* **COLLECTED DATA**
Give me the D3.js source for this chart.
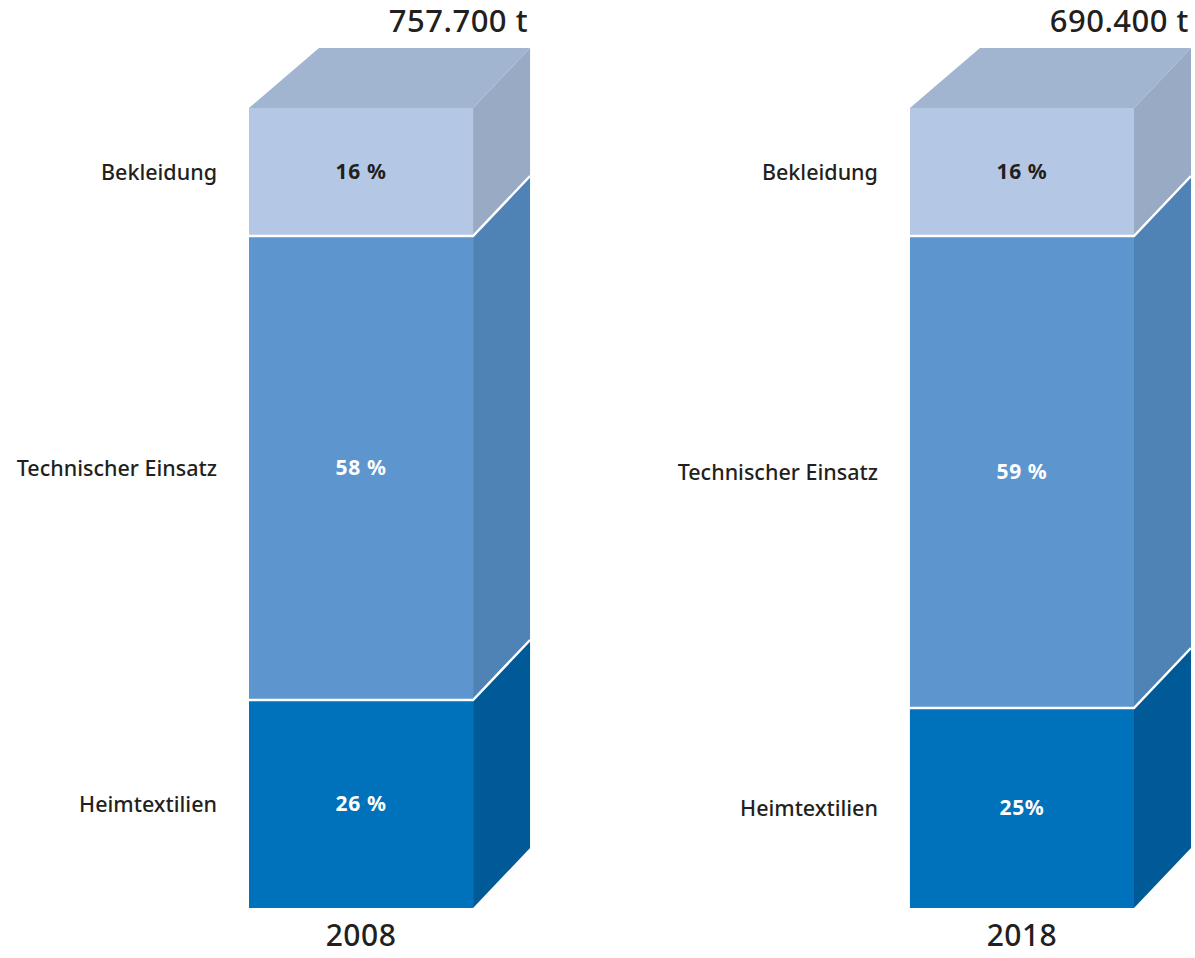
<!DOCTYPE html>
<html lang="de">
<head>
    <meta charset="UTF-8">
    <title>Textilverbrauch 2008 / 2018</title>
    <script src="https://d3js.org/d3.v7.min.js"></script>
    <style>
        body { margin: 0; background: #fff; }
        text { font-family: "Noto Sans", "DejaVu Sans", sans-serif; fill: #231f20; }
    </style>
</head>
<body>
    <div id="chart"></div>
    <script>
        // data, bottom to top
        const years = ['2008', '2018'];
        const totals = ['757.700 t', '690.400 t'];
        const categories = ['Heimtextilien', 'Technischer Einsatz', 'Bekleidung'];
        const shares2008 = [26, 58, 16];
        const shares2018 = [25, 59, 16];
        const shareLabels2008 = ['26 %', '58 %', '16 %'];
        const shareLabels2018 = ['25%', '59 %', '16 %'];

        const width = 1195;
        const height = 958;

        // front / side / top colours per category
        const frontColor = d3.scaleOrdinal().domain(categories).range(['#0071bb', '#5d95cf', '#b4c8e6']);
        const sideColor = d3.scaleOrdinal().domain(categories).range(['#005a98', '#4f83b6', '#98aac4']);
        const topColor = '#a1b5d0';
        const labelColor = d3.scaleOrdinal().domain(categories).range(['#ffffff', '#ffffff', '#231f20']);

        const depthL = 70, depthR = 57, depthY = 60;

        const svg = d3.select('#chart').append('svg')
            .attr('width', width)
            .attr('height', height);

        const x = d3.scaleBand().domain(years).range([249, 1134]).paddingInner(0.661);
        const y = d3.scaleLinear().domain([0, 100]).range([908, 108]);

        const bars = years.map((yr, i) => {
            const shares = i === 0 ? shares2008 : shares2018;
            const labels = i === 0 ? shareLabels2008 : shareLabels2018;
            let acc = 0;
            const segs = shares.map((v, j) => {
                const s = { cat: categories[j], v0: acc, v1: acc + v, label: labels[j] };
                acc += v;
                return s;
            });
            return { year: yr, total: totals[i], segs: segs, sum: acc };
        });

        const bar = svg.selectAll('.bar')
            .data(bars)
            .enter().append('g')
            .attr('class', 'bar');

        bar.each(function(d) {
            const g = d3.select(this);
            const x0 = x(d.year), x1 = x0 + x.bandwidth();
            const line = d3.line();

            d.segs.forEach(s => {
                const yb = y(s.v0), yt = y(s.v1);
                // front
                g.append('rect')
                    .attr('x', x0).attr('y', yt)
                    .attr('width', x1 - x0).attr('height', yb - yt)
                    .attr('fill', frontColor(s.cat));
                // side
                g.append('path')
                    .attr('d', line([[x1, yb], [x1, yt], [x1 + depthR, yt - depthY], [x1 + depthR, yb - depthY]]) + 'Z')
                    .attr('fill', sideColor(s.cat));
            });

            // top face
            const yTop = y(d.sum);
            g.append('path')
                .attr('d', line([[x0, yTop], [x0 + depthL, yTop - depthY], [x1 + depthR, yTop - depthY], [x1, yTop]]) + 'Z')
                .attr('fill', topColor);

            // white separators
            d.segs.slice(1).forEach(s => {
                const yy = y(s.v0);
                g.append('path')
                    .attr('d', line([[x0, yy], [x1, yy], [x1 + depthR, yy - depthY]]))
                    .attr('fill', 'none')
                    .attr('stroke', '#fff')
                    .attr('stroke-width', 2.5);
            });

            // share labels
            d.segs.forEach(s => {
                g.append('text')
                    .attr('x', (x0 + x1) / 2)
                    .attr('y', (y(s.v0) + y(s.v1)) / 2)
                    .attr('dy', '0.35em')
                    .attr('text-anchor', 'middle')
                    .style('font-size', '21px')
                    .style('font-weight', 700)
                    .style('letter-spacing', '0.6px')
                    .style('fill', labelColor(s.cat))
                    .text(s.label);

                // category labels left of the bar
                g.append('text')
                    .attr('x', x0 - 32)
                    .attr('y', (y(s.v0) + y(s.v1)) / 2)
                    .attr('dy', '0.35em')
                    .attr('text-anchor', 'end')
                    .style('font-size', '21.5px')
                    .style('font-weight', 500)
                    .text(s.cat);
            });

            // total on top
            g.append('text')
                .attr('x', x1 + depthR - 2)
                .attr('y', yTop - depthY - 16)
                .attr('text-anchor', 'end')
                .style('font-size', '31px')
                .style('font-weight', 500)
                .style('letter-spacing', '0.5px')
                .text(d.total);

            // year below
            g.append('text')
                .attr('x', (x0 + x1) / 2)
                .attr('y', 946)
                .attr('text-anchor', 'middle')
                .style('font-size', '30px')
                .style('font-weight', 500)
                .style('letter-spacing', '0.5px')
                .text(d.year);
        });
    </script>
</body>
</html>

* **YOUR GOAL**
Quote, please, every line of the material above from its start through the line that has "const height = 958;", reproducing the words exactly and dropping any images.

* **RESPONSE TO THE EXERCISE**
Give me the D3.js source for this chart.
<!DOCTYPE html>
<html lang="de">
<head>
    <meta charset="UTF-8">
    <title>Textilverbrauch 2008 / 2018</title>
    <script src="https://d3js.org/d3.v7.min.js"></script>
    <style>
        body { margin: 0; background: #fff; }
        text { font-family: "Noto Sans", "DejaVu Sans", sans-serif; fill: #231f20; }
    </style>
</head>
<body>
    <div id="chart"></div>
    <script>
        // data, bottom to top
        const years = ['2008', '2018'];
        const totals = ['757.700 t', '690.400 t'];
        const categories = ['Heimtextilien', 'Technischer Einsatz', 'Bekleidung'];
        const shares2008 = [26, 58, 16];
        const shares2018 = [25, 59, 16];
        const shareLabels2008 = ['26 %', '58 %', '16 %'];
        const shareLabels2018 = ['25%', '59 %', '16 %'];

        const width = 1195;
        const height = 958;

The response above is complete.